The Unity Theatre in Liverpool hosted their first-ever improvisation festival this weekend. In the upstairs space (Unity 2) along with a packed audience a new piece of work from Liverpool company, Wing It – Impro was presented. Talk to the Hand is a combination of puppetry and improvisation and the tone for the work was set from the pre-show with interactions between the performers and audience. However, my eyes were only drawn to the purple puppet perched upon a waist-height platform.
The set-up for this improvised play is simple, the company ask the audience three simple questions. A location, a problem and a character flaw and from this stimulus, the company create a full story. The introduction was led by the calm and assured Mark Smith who listened to the numerous suggestions shouted out by the enthusiastic audience, finally he picked out the play’s location of Atlantis.
Jo the protagonist operated by Alice Rowbottom and Lisa Chae is questioned by the very funny Trev Fleming (the doctor) and from this short interaction, the flesh out the audience’s suggestions and lay out key moments from which we go back and see how events unfold. Laid out on three chairs are the ensemble’s other puppets or I should say puppet parts. These consist of eyeballs, hair, gloves and various costumes. It is from this that the company can switch and change characters with remarkable speed.
With a swift lighting change the company dive under the water bringing to life this tale of love, water, fridges and political machinations.
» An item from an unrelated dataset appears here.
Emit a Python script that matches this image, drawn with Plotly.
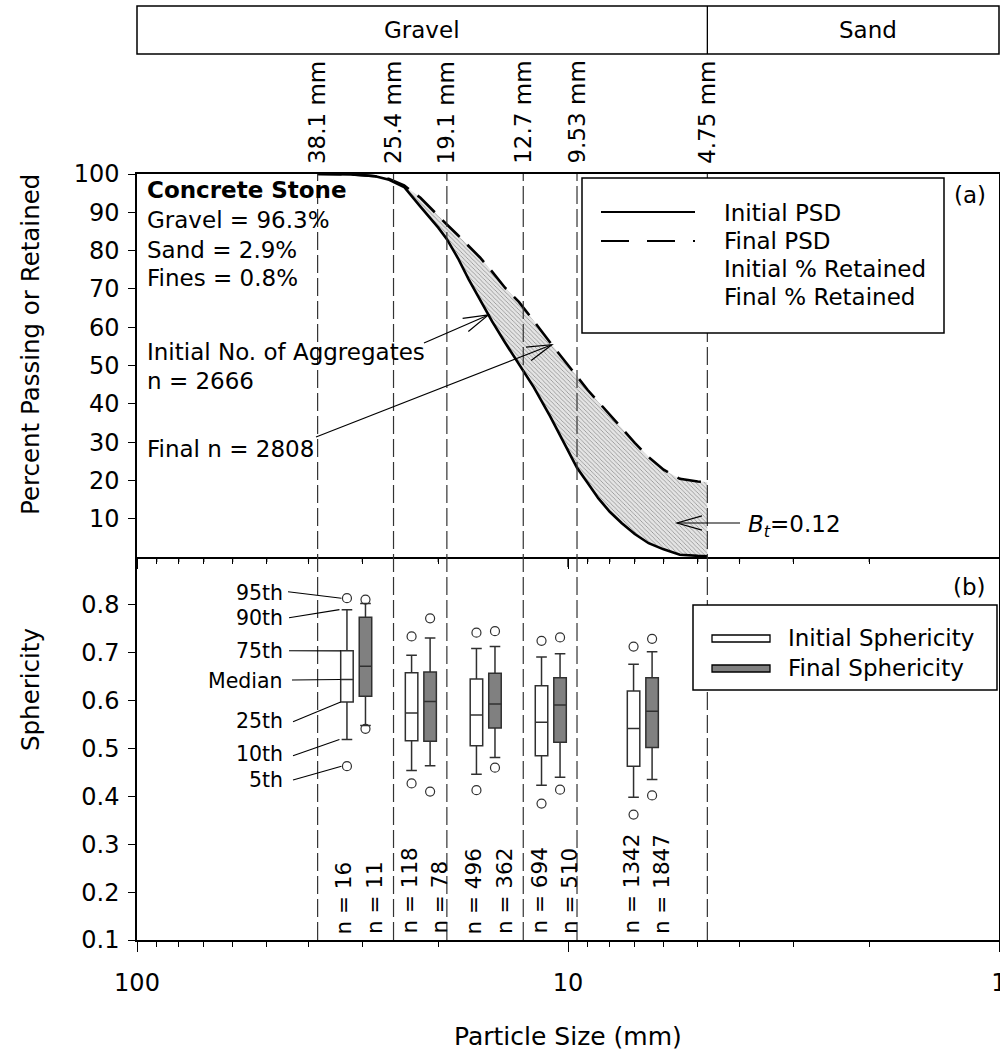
import numpy as np
import plotly.graph_objects as go

# ---------------- data ----------------
sieve_mm = [38.1, 25.4, 19.1, 12.7, 9.53, 4.75]
sieve_text = ["38.1 mm", "25.4 mm", "19.1 mm", "12.7 mm", "9.53 mm", "4.75 mm"]

# particle-size distribution (percent passing)
psd_size_mm = [38.1, 35, 32, 30, 28, 26, 24, 22, 20, 19.1, 18, 17, 16, 15, 14, 13,
               12.7, 12, 11, 10, 9.53, 9, 8.5, 8, 7.5, 7, 6.5, 6, 5.5, 5, 4.75]
psd_initial = [100, 100, 99.9, 99.7, 99.4, 98.5, 96.6, 91.5, 86, 83, 78, 72.5, 67, 61.5, 56, 50.5,
               48.6, 44.3, 36.7, 27.8, 23.3, 19.3, 15.3, 11.8, 8.8, 6.0, 3.6, 2.0, 0.6, 0.3, 0.2]
psd_final = [100, 100, 99.9, 99.7, 99.4, 98.7, 97, 93.8, 89, 86.8, 84, 81.2, 78.2, 74.5, 70.3, 66.6,
             65.2, 61.6, 56, 50, 47.2, 43.6, 40.5, 37.1, 33.6, 29.8, 26.1, 22.8, 20.4, 19.7, 19.6]

# size classes between consecutive sieves
class_upper_mm = [38.1, 25.4, 19.1, 12.7, 9.53]
class_lower_mm = [25.4, 19.1, 12.7, 9.53, 4.75]

# sphericity percentiles per class
init_p5 = [0.463, 0.427, 0.413, 0.385, 0.362]
init_p10 = [0.519, 0.454, 0.446, 0.423, 0.398]
init_p25 = [0.597, 0.516, 0.506, 0.485, 0.463]
init_p50 = [0.644, 0.574, 0.570, 0.555, 0.542]
init_p75 = [0.704, 0.658, 0.645, 0.631, 0.620]
init_p90 = [0.790, 0.695, 0.709, 0.691, 0.676]
init_p95 = [0.814, 0.734, 0.742, 0.725, 0.713]

final_p5 = [0.541, 0.410, 0.460, 0.414, 0.402]
final_p10 = [0.548, 0.464, 0.481, 0.440, 0.435]
final_p25 = [0.609, 0.515, 0.543, 0.513, 0.502]
final_p50 = [0.672, 0.598, 0.593, 0.591, 0.578]
final_p75 = [0.774, 0.660, 0.657, 0.648, 0.648]
final_p90 = [0.803, 0.731, 0.713, 0.698, 0.702]
final_p95 = [0.811, 0.772, 0.745, 0.732, 0.729]

n_initial = [16, 118, 496, 694, 1342]
n_final = [11, 78, 362, 510, 1847]

# ---------------- geometry helpers ----------------
W, H = 1000, 1055
L, R, T, B = 137, 999, 174, 940
MID = (T + B) / 2
DEC = (R - L) / 2          # pixels per decade on the size axis
FONT = "DejaVu Sans"


def px(x):
    return (x - L) / (R - L)


def py(y):
    return (B - y) / (B - T)


def x_of_mm(d):
    return L + DEC * (2 - np.log10(d))


def y_of_pct(v):
    return MID - v / 100 * (B - MID)


def y_of_sph(v):
    return B - (v - 0.1) / 0.8 * (B - MID)


def on_curve(d, vals):
    lx = np.log10(psd_size_mm)[::-1]
    v = np.array(vals, dtype=float)[::-1]
    return x_of_mm(d), y_of_pct(np.interp(np.log10(d), lx, v))


class_mid = (np.log10(class_upper_mm) + np.log10(class_lower_mm)) / 2
pos_init = class_mid + 0.02
pos_final = class_mid - 0.023
BOX_W = 0.029

fig = go.Figure()

# ---------------- panel (a): PSD curves ----------------
fig.add_trace(go.Scatter(
    x=psd_size_mm, y=psd_initial, xaxis="x2", yaxis="y2", mode="lines",
    line=dict(color="black", width=2.6), name="Initial PSD", hoverinfo="skip"))
fig.add_trace(go.Scatter(
    x=psd_size_mm, y=psd_final, xaxis="x2", yaxis="y2", mode="lines",
    line=dict(color="black", width=2.6, dash="24px,11px"), name="Final PSD",
    fill="tonexty", fillcolor="#dcdcdc",
    fillpattern=dict(shape="\\", size=3, solidity=0.25, fgcolor="#8a8a8a",
                     bgcolor="#e4e4e4", fillmode="replace"),
    hoverinfo="skip"))

# ---------------- panel (b): sphericity boxes ----------------
box_line = dict(color="#303030", width=1.5)
fig.add_trace(go.Box(
    x=list(pos_init), q1=init_p25, median=init_p50, q3=init_p75,
    lowerfence=init_p10, upperfence=init_p90, xaxis="x3", yaxis="y",
    width=BOX_W, whiskerwidth=0.85, fillcolor="white", line=box_line,
    boxpoints=False, name="Initial Sphericity", hoverinfo="skip"))
fig.add_trace(go.Box(
    x=list(pos_final), q1=final_p25, median=final_p50, q3=final_p75,
    lowerfence=final_p10, upperfence=final_p90, xaxis="x3", yaxis="y",
    width=BOX_W, whiskerwidth=0.85, fillcolor="#808080", line=box_line,
    boxpoints=False, name="Final Sphericity", hoverinfo="skip"))
outlier_marker = dict(symbol="circle-open", size=9, color="#303030", line=dict(width=1.2))
fig.add_trace(go.Scatter(
    x=list(pos_init) * 2, y=init_p5 + init_p95, xaxis="x3", yaxis="y",
    mode="markers", marker=outlier_marker, hoverinfo="skip"))
fig.add_trace(go.Scatter(
    x=list(pos_final) * 2, y=final_p5 + final_p95, xaxis="x3", yaxis="y",
    mode="markers", marker=outlier_marker, hoverinfo="skip"))

# ---------------- shapes ----------------
shapes = []
for d in sieve_mm:
    shapes.append(dict(type="line", xref="x", yref="paper", x0=d, x1=d, y0=0, y1=1,
                       line=dict(color="#333333", width=1.2, dash="18px,5px"), layer="above"))


def rect(x0, y0, x1, y1, fill="white", width=1.5):
    return dict(type="rect", xref="paper", yref="paper", x0=px(x0), x1=px(x1),
                y0=py(y1), y1=py(y0), fillcolor=fill,
                line=dict(color="black", width=width), layer="above")


def seg(x0, y0, x1, y1, width=1.2, dash=None, color="black"):
    ln = dict(color=color, width=width)
    if dash:
        ln["dash"] = dash
    return dict(type="line", xref="paper", yref="paper", x0=px(x0), y0=py(y0),
                x1=px(x1), y1=py(y1), line=ln, layer="above")


def arrow(xt, yt, xh, yh, length=26, spread=16):
    ang = np.arctan2(yt - yh, xt - xh)
    arms = []
    for s in (-1, 1):
        a = ang + np.radians(spread) * s
        arms.append((xh + length * np.cos(a), yh + length * np.sin(a)))
    path = "M {:.5f},{:.5f} L {:.5f},{:.5f} L {:.5f},{:.5f}".format(
        px(arms[0][0]), py(arms[0][1]), px(xh), py(yh), px(arms[1][0]), py(arms[1][1]))
    return [seg(xt, yt, xh, yh, width=1.2),
            dict(type="path", xref="paper", yref="paper", path=path,
                 line=dict(color="black", width=1.2), layer="above")]


# legend (a)
shapes.append(rect(582, 178, 944, 333))
shapes.append(seg(601, 212, 695, 212, width=2.2))
shapes.append(seg(601, 241, 695, 241, width=2.2, dash="28px,18px"))
# legend (b)
shapes.append(rect(693, 605, 997, 690))
shapes.append(rect(712, 635, 770, 642, fill="white", width=1.3))
shapes.append(rect(712, 665, 770, 672, fill="#808080", width=1.3))
# soil-class band above the chart
shapes.append(rect(137, 6, 999, 54, fill="rgba(0,0,0,0)"))
shapes.append(dict(type="line", xref="x", yref="paper", x0=4.75, x1=4.75,
                   y0=py(54), y1=py(6), line=dict(color="black", width=1.3)))

# short ticks along the boundary between the two panels
for v in [90, 80, 70, 60, 50, 40, 30, 20, 9, 8, 7, 6, 5, 4, 3, 2]:
    shapes.append(dict(type="line", xref="x", yref="paper", x0=v, x1=v,
                       y0=py(MID), y1=py(MID + 5), line=dict(color="black", width=1.2)))
shapes.append(dict(type="line", xref="x", yref="paper", x0=10, x1=10,
                   y0=py(MID), y1=py(MID + 10), line=dict(color="black", width=1.3)))

# arrows pointing at the curves and the shaded band
xh, yh = on_curve(15.3, psd_initial)
shapes += arrow(424, 343, xh, yh)
xh, yh = on_curve(10.9, psd_final)
shapes += arrow(316, 437, xh, yh)
shapes += arrow(740, 523, 677, 523)

# percentile leader lines onto the first initial box
cx = L + DEC * (2 - pos_init[0])
half = BOX_W / 2 * DEC
pct_names = ["95th", "90th", "75th", "Median", "25th", "10th", "5th"]
pct_text_y = [592.7, 618.3, 651, 680.7, 720.7, 754, 780]
pct_start = [(288, 591.7), (289, 617.7), (289, 650.7), (292, 680), (293, 721.7), (293, 755.7), (293, 780)]
pct_end = [(cx - 5.5, y_of_sph(init_p95[0])), (cx - 7.5, y_of_sph(init_p90[0])),
           (cx - half, y_of_sph(init_p75[0])), (cx - half, y_of_sph(init_p50[0])),
           (cx - half, y_of_sph(init_p25[0])), (cx - 7.5, y_of_sph(init_p10[0])),
           (cx - 5.5, y_of_sph(init_p5[0]))]
for (x0, y0), (x1, y1) in zip(pct_start, pct_end):
    shapes.append(seg(x0, y0, x1, y1, width=1.1))

# ---------------- annotations ----------------
ann = []


def text(x, y, s, size=23, xanchor="left", yanchor="middle", angle=0):
    ann.append(dict(x=px(x), y=py(y), xref="paper", yref="paper", text=s, showarrow=False,
                    xanchor=xanchor, yanchor=yanchor, textangle=angle,
                    font=dict(family=FONT, size=size, color="black")))


text(145, 190, "<b>Concrete Stone</b>")
text(145, 220, "Gravel = 96.3%")
text(145, 249.5, "Sand = 2.9%")
text(145, 278, "Fines = 0.8%")
text(145, 352, "Initial No. of Aggregates")
text(145, 381, "n = 2666")
text(145, 449, "Final n = 2808")
text(746, 526, "<i>B</i><sub><i>t</i></sub>=0.12")
text(988, 195, "(a)", xanchor="right")
text(988, 587, "(b)", xanchor="right")

for yy, s in zip([212.7, 241, 269, 296.7], ["Initial PSD", "Final PSD", "Initial % Retained", "Final % Retained"]):
    text(722, yy, s)
text(786, 638, "Initial Sphericity")
text(786, 668, "Final Sphericity")

text((L + x_of_mm(4.75)) / 2, 30, "Gravel", xanchor="center")
text(868, 30, "Sand", xanchor="center")

for d, s in zip(sieve_mm, sieve_text):
    ann.append(dict(x=np.log10(d), y=py(166), xref="x", yref="paper", text=s, showarrow=False,
                    xanchor="center", yanchor="bottom", textangle=-90,
                    font=dict(family=FONT, size=23, color="black")))

for p, n in zip(pos_init, n_initial):
    ann.append(dict(x=p, y=py(936), xref="x3", yref="paper", text=f"n = {n}", showarrow=False,
                    xanchor="center", yanchor="bottom", textangle=-90, xshift=-3,
                    font=dict(family=FONT, size=21.5, color="black")))
for p, n in zip(pos_final, n_final):
    ann.append(dict(x=p, y=py(936), xref="x3", yref="paper", text=f"n = {n}", showarrow=False,
                    xanchor="center", yanchor="bottom", textangle=-90, xshift=9,
                    font=dict(family=FONT, size=21.5, color="black")))

for s, yy in zip(pct_names, pct_text_y):
    text(285, yy, s, size=20.5, xanchor="right")

text(30, 345, "Percent Passing or Retained", size=24.5, xanchor="center", angle=-90)
text(30, 690, "Sphericity", size=24.5, xanchor="center", angle=-90)
text(568, 1036, "Particle Size (mm)", size=25, xanchor="center")

# ---------------- axes ----------------
minor_vals = [90, 80, 70, 60, 50, 40, 30, 20, 9, 8, 7, 6, 5, 4, 3, 2]
x_common = dict(type="log", range=[2, 0], tickmode="array", tickvals=[100, 10, 1],
                ticks="outside", ticklen=10, tickwidth=1.3, tickcolor="black",
                showline=True, linecolor="black", linewidth=1.5,
                showgrid=False, zeroline=False, automargin=False,
                minor=dict(tickmode="array", tickvals=minor_vals, ticks="outside",
                           ticklen=5, tickwidth=1.2, tickcolor="black", showgrid=False))
y_common = dict(ticks="outside", ticklen=7, tickwidth=1.3, tickcolor="black",
                showline=True, linecolor="black", linewidth=1.5, mirror=True,
                showgrid=False, zeroline=False, automargin=False,
                tickfont=dict(family=FONT, size=24, color="black"), ticklabelstandoff=4)

fig.update_layout(
    width=W, height=H,
    margin=dict(l=L, r=W - R, t=T, b=H - B, pad=0, autoexpand=False),
    paper_bgcolor="white", plot_bgcolor="white",
    showlegend=False, hovermode=False, boxmode="overlay",
    font=dict(family=FONT, size=23, color="black"),
    xaxis=dict(**x_common, anchor="y", domain=[0, 1], ticktext=["100", "10", "1"],
               mirror=False, tickfont=dict(family=FONT, size=24, color="black"),
               ticklabelstandoff=10, ticklabeloverflow="allow"),
    xaxis2=dict(**x_common, anchor="y2", domain=[0, 1], mirror=True, showticklabels=False),
    xaxis3=dict(range=[2, 0], overlaying="x", anchor="y", visible=False),
    yaxis=dict(**y_common, domain=[0, 0.5], range=[0.1, 0.9],
               tickvals=[0.1, 0.2, 0.3, 0.4, 0.5, 0.6, 0.7, 0.8]),
    yaxis2=dict(**y_common, domain=[0.5, 1], range=[0, 100],
                tickvals=[10, 20, 30, 40, 50, 60, 70, 80, 90, 100]),
    shapes=shapes,
    annotations=ann,
)

fig.write_html("out.html")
Each puppeteer armed with a torch either light their own or someone else’s puppet, a very simple but effective way of highlighting each character. Aisling Leyne as Claire was very funny with her high falsetto voice, this was matched by Chris Murray the downtrodden would-be suitor. Amongst all of this is Jo the land lubber cast into the depths and ordered to buy a fridge by the would-be villains who wish to profit from the downfall of Atlantis by creating a second ice age. Fleming and Chae create a series of likeable characters who dip in and out of the story of Jo played by the excellent Rowbottom.
Talk to the Hand is great fun, highly skilled and very funny. It had real moments of horror as one character was torn from limb to limb and seeing a set of eyeballs floating to the bottom of the sea will live long in the memory. The work is not something I have seen before, and this makes a refreshing change. It wasn’t flawless as there were moments where the action briefly stalled as puppets were being dressed between scenes, but this is a minor note. I highly recommend that you catch this show if you can. As Smith stated in the introduction this was an experiment and as such it works extremely well. Talk to the Hand is playful puppetry with an improv twist and this marriage of artforms works brilliantly.